I want to look everybody along the value chain in the eyes, without being ashamed.

Don Israel Porras, Tocaima, organic mango farmer
Don Israel Porras, Tocaima, organic mango farmer. Image provided by Nathalie's Trade.

What recommendations can you give to other female founders and entrepreneurs who are focused on scaling and funding their inclusive businesses?

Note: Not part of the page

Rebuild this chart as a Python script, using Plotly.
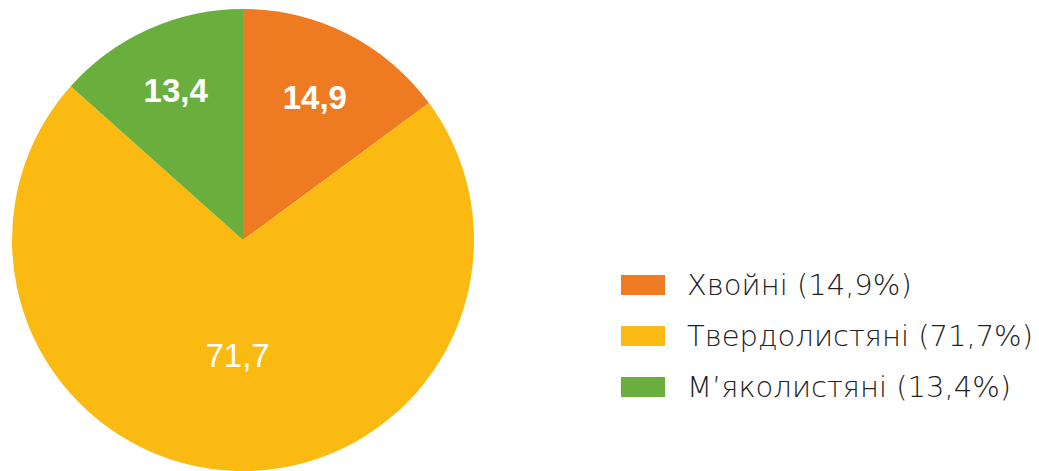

Know your strengths and if this is not your strongest area, find somebody in your network/advisory board who can help you to set a structure and strategy for your funding process. I had somebody in my network who spent at least 50 hours creating an excel sheet for my business case.

Aside from this:

  • Ensure you have a really great pitch. It took me almost two years to both content-wise and graphically get a great pitch. Make a short movie, max 4 minutes, of your pitch.
  • Analyse different scenarios and paths and work on them in parallel. I worked more than two years on parallel scenarios since I did now know which path to take. Finally, one path showed itself clearly, which led us to today being part of the Fuud Group.
  • Find your team or co-partner! Don’t do this yourself. Find those who complement you and if you are not the sales star, co-partner with someone who is!
  • It is common to think that you can do this organically yourself and that you want to build a company yourself. For some this is the right path. But after almost eight years of trying to scale up by myself, I’m very humble and realize that I’m not a company builder, but there are other people who are really good at it. It comes back to knowing your strengths and finding those who complement you. Basically, it’s a choice of strategy. In which context can you be, to focus on what you are best at, while there are resources and others who do the rest?
  • It’s easy to fall in love with your inclusive business and social impact you want to create. But an investor is mostly interested in the business behind it, the pay-pack. Be sure you have a plan to scale up that is sustainable and attractive.